**What is needed**
Output all entries verbatim. Skip pictures.

**Data for this exercise**
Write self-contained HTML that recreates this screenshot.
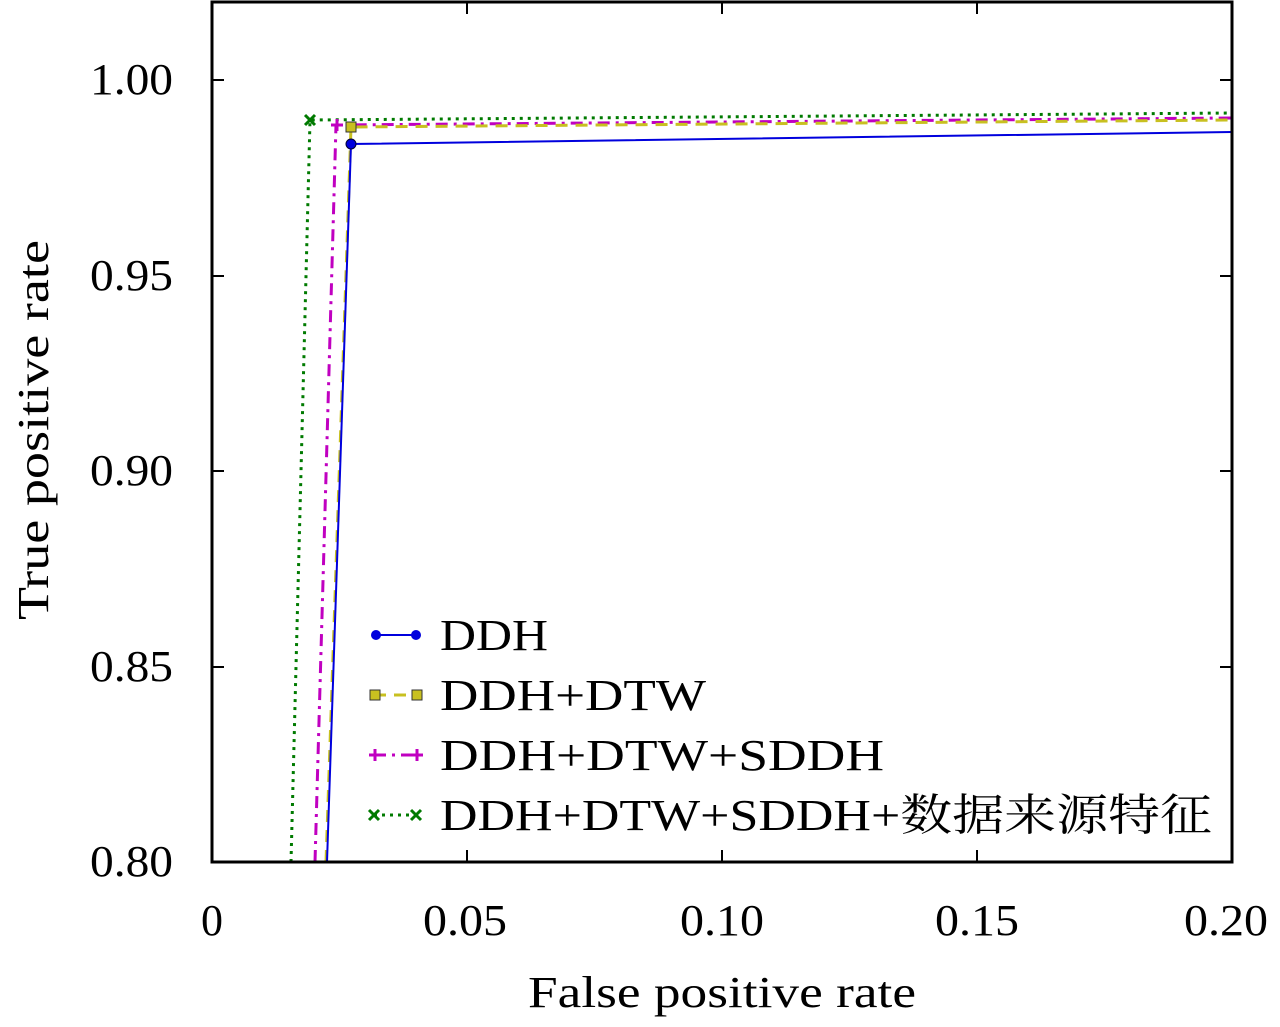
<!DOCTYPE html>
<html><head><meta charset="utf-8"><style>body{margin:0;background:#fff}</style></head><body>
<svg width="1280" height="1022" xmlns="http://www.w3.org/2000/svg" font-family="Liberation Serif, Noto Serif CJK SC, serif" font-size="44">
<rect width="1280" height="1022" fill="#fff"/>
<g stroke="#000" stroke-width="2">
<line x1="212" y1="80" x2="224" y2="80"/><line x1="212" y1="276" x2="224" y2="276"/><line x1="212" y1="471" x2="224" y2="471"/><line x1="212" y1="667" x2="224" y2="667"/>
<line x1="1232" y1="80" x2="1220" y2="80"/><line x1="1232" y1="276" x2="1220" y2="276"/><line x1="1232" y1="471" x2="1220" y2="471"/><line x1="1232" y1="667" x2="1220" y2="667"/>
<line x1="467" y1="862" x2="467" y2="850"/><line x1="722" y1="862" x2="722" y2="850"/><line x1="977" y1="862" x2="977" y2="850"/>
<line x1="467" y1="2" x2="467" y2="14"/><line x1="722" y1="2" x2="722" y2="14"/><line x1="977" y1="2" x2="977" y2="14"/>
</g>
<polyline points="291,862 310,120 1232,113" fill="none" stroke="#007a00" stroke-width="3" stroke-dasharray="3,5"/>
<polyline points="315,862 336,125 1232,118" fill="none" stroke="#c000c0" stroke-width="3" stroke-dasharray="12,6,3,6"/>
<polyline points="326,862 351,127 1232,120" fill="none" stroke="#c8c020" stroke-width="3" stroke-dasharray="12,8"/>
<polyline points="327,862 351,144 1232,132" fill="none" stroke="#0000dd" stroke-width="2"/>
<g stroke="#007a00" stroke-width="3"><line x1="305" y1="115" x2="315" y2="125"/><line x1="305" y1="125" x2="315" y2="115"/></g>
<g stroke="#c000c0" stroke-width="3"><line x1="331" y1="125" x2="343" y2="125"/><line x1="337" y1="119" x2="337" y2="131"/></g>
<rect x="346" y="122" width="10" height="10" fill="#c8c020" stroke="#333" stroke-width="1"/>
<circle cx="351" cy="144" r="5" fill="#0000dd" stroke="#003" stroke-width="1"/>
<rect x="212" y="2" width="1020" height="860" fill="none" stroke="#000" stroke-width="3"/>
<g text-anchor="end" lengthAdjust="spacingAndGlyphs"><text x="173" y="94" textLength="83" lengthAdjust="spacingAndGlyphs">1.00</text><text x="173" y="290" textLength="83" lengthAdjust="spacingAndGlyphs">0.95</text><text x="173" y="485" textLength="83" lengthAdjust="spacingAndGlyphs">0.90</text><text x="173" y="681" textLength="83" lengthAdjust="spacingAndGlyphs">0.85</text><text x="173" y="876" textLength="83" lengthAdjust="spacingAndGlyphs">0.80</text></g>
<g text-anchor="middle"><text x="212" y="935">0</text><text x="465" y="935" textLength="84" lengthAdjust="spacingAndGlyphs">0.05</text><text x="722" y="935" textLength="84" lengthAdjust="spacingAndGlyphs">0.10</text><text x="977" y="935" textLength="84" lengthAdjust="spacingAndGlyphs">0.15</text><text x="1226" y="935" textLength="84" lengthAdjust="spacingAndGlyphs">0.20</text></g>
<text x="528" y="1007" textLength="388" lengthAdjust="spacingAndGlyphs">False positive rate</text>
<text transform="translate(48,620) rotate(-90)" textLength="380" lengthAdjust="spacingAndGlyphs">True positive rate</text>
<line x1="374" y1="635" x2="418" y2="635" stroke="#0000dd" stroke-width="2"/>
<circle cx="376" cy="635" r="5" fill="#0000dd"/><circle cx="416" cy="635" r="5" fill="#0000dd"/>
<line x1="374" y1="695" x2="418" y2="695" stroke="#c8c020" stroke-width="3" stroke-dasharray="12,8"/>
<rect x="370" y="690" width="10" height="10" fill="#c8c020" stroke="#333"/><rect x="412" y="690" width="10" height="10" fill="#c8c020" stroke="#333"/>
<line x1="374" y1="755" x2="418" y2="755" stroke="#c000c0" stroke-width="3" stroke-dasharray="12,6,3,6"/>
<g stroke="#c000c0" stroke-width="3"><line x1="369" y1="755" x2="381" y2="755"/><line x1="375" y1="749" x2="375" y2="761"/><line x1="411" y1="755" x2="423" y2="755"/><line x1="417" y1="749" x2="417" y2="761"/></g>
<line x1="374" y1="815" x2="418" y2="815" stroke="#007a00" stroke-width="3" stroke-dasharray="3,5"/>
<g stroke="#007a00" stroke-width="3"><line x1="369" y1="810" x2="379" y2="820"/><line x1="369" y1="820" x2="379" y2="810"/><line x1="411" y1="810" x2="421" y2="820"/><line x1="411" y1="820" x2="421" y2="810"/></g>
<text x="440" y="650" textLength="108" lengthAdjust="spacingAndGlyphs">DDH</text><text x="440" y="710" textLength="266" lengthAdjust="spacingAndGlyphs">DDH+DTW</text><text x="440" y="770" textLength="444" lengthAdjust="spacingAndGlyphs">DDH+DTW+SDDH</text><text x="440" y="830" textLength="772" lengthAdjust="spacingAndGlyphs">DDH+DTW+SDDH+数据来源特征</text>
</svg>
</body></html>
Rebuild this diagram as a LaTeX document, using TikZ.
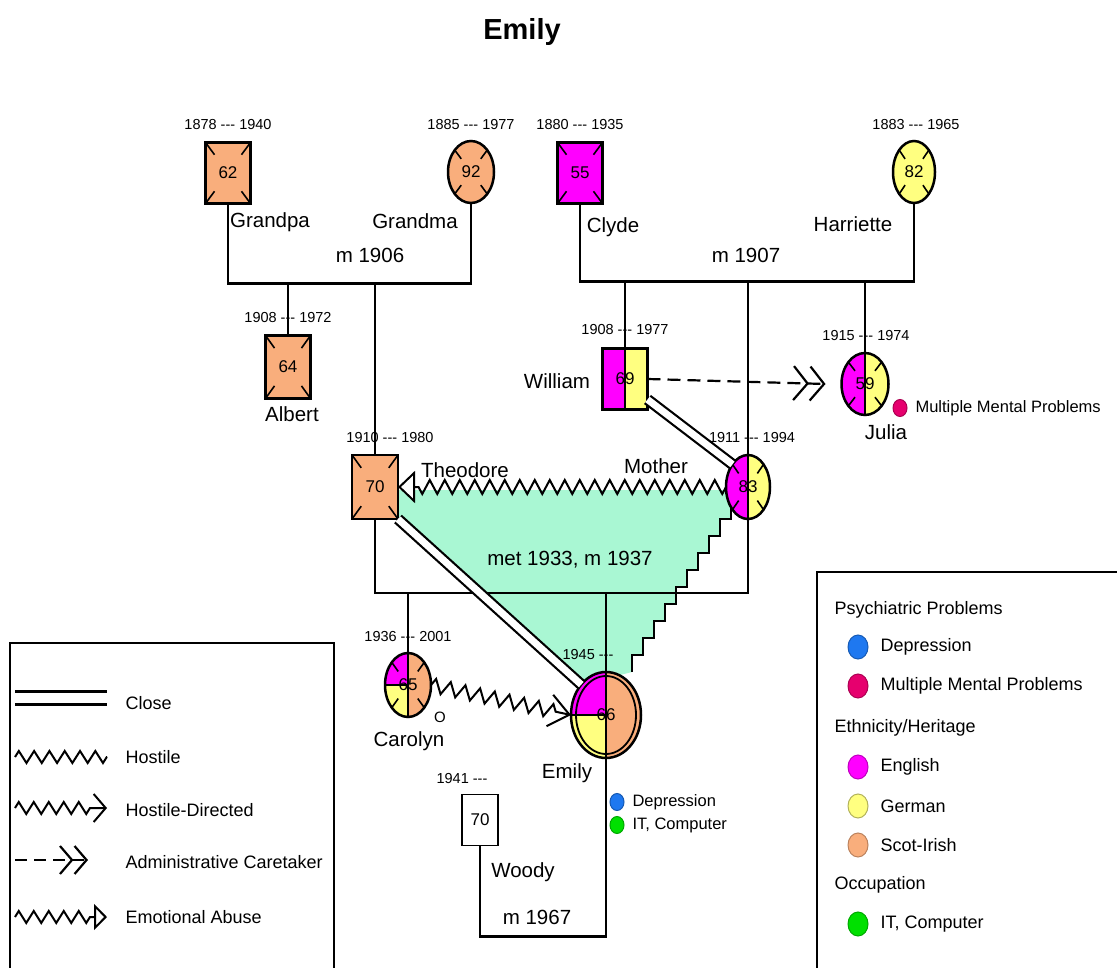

**Output**
Write self-contained HTML that recreates this screenshot.
<!DOCTYPE html>
<html><head><meta charset="utf-8"><style>body{margin:0;background:#fff}</style></head><body>
<svg width="1280" height="1022" xmlns="http://www.w3.org/2000/svg" font-family="Liberation Serif, Noto Serif CJK SC, serif" font-size="44">
<rect width="1280" height="1022" fill="#fff"/>
<g stroke="#000" stroke-width="2">
<line x1="212" y1="80" x2="224" y2="80"/><line x1="212" y1="276" x2="224" y2="276"/><line x1="212" y1="471" x2="224" y2="471"/><line x1="212" y1="667" x2="224" y2="667"/>
<line x1="1232" y1="80" x2="1220" y2="80"/><line x1="1232" y1="276" x2="1220" y2="276"/><line x1="1232" y1="471" x2="1220" y2="471"/><line x1="1232" y1="667" x2="1220" y2="667"/>
<line x1="467" y1="862" x2="467" y2="850"/><line x1="722" y1="862" x2="722" y2="850"/><line x1="977" y1="862" x2="977" y2="850"/>
<line x1="467" y1="2" x2="467" y2="14"/><line x1="722" y1="2" x2="722" y2="14"/><line x1="977" y1="2" x2="977" y2="14"/>
</g>
<polyline points="291,862 310,120 1232,113" fill="none" stroke="#007a00" stroke-width="3" stroke-dasharray="3,5"/>
<polyline points="315,862 336,125 1232,118" fill="none" stroke="#c000c0" stroke-width="3" stroke-dasharray="12,6,3,6"/>
<polyline points="326,862 351,127 1232,120" fill="none" stroke="#c8c020" stroke-width="3" stroke-dasharray="12,8"/>
<polyline points="327,862 351,144 1232,132" fill="none" stroke="#0000dd" stroke-width="2"/>
<g stroke="#007a00" stroke-width="3"><line x1="305" y1="115" x2="315" y2="125"/><line x1="305" y1="125" x2="315" y2="115"/></g>
<g stroke="#c000c0" stroke-width="3"><line x1="331" y1="125" x2="343" y2="125"/><line x1="337" y1="119" x2="337" y2="131"/></g>
<rect x="346" y="122" width="10" height="10" fill="#c8c020" stroke="#333" stroke-width="1"/>
<circle cx="351" cy="144" r="5" fill="#0000dd" stroke="#003" stroke-width="1"/>
<rect x="212" y="2" width="1020" height="860" fill="none" stroke="#000" stroke-width="3"/>
<g text-anchor="end" lengthAdjust="spacingAndGlyphs"><text x="173" y="94" textLength="83" lengthAdjust="spacingAndGlyphs">1.00</text><text x="173" y="290" textLength="83" lengthAdjust="spacingAndGlyphs">0.95</text><text x="173" y="485" textLength="83" lengthAdjust="spacingAndGlyphs">0.90</text><text x="173" y="681" textLength="83" lengthAdjust="spacingAndGlyphs">0.85</text><text x="173" y="876" textLength="83" lengthAdjust="spacingAndGlyphs">0.80</text></g>
<g text-anchor="middle"><text x="212" y="935">0</text><text x="465" y="935" textLength="84" lengthAdjust="spacingAndGlyphs">0.05</text><text x="722" y="935" textLength="84" lengthAdjust="spacingAndGlyphs">0.10</text><text x="977" y="935" textLength="84" lengthAdjust="spacingAndGlyphs">0.15</text><text x="1226" y="935" textLength="84" lengthAdjust="spacingAndGlyphs">0.20</text></g>
<text x="528" y="1007" textLength="388" lengthAdjust="spacingAndGlyphs">False positive rate</text>
<text transform="translate(48,620) rotate(-90)" textLength="380" lengthAdjust="spacingAndGlyphs">True positive rate</text>
<line x1="374" y1="635" x2="418" y2="635" stroke="#0000dd" stroke-width="2"/>
<circle cx="376" cy="635" r="5" fill="#0000dd"/><circle cx="416" cy="635" r="5" fill="#0000dd"/>
<line x1="374" y1="695" x2="418" y2="695" stroke="#c8c020" stroke-width="3" stroke-dasharray="12,8"/>
<rect x="370" y="690" width="10" height="10" fill="#c8c020" stroke="#333"/><rect x="412" y="690" width="10" height="10" fill="#c8c020" stroke="#333"/>
<line x1="374" y1="755" x2="418" y2="755" stroke="#c000c0" stroke-width="3" stroke-dasharray="12,6,3,6"/>
<g stroke="#c000c0" stroke-width="3"><line x1="369" y1="755" x2="381" y2="755"/><line x1="375" y1="749" x2="375" y2="761"/><line x1="411" y1="755" x2="423" y2="755"/><line x1="417" y1="749" x2="417" y2="761"/></g>
<line x1="374" y1="815" x2="418" y2="815" stroke="#007a00" stroke-width="3" stroke-dasharray="3,5"/>
<g stroke="#007a00" stroke-width="3"><line x1="369" y1="810" x2="379" y2="820"/><line x1="369" y1="820" x2="379" y2="810"/><line x1="411" y1="810" x2="421" y2="820"/><line x1="411" y1="820" x2="421" y2="810"/></g>
<text x="440" y="650" textLength="108" lengthAdjust="spacingAndGlyphs">DDH</text><text x="440" y="710" textLength="266" lengthAdjust="spacingAndGlyphs">DDH+DTW</text><text x="440" y="770" textLength="444" lengthAdjust="spacingAndGlyphs">DDH+DTW+SDDH</text><text x="440" y="830" textLength="772" lengthAdjust="spacingAndGlyphs">DDH+DTW+SDDH+数据来源特征</text>
</svg>
</body></html>
Rebuild this diagram as a LaTeX document, using TikZ.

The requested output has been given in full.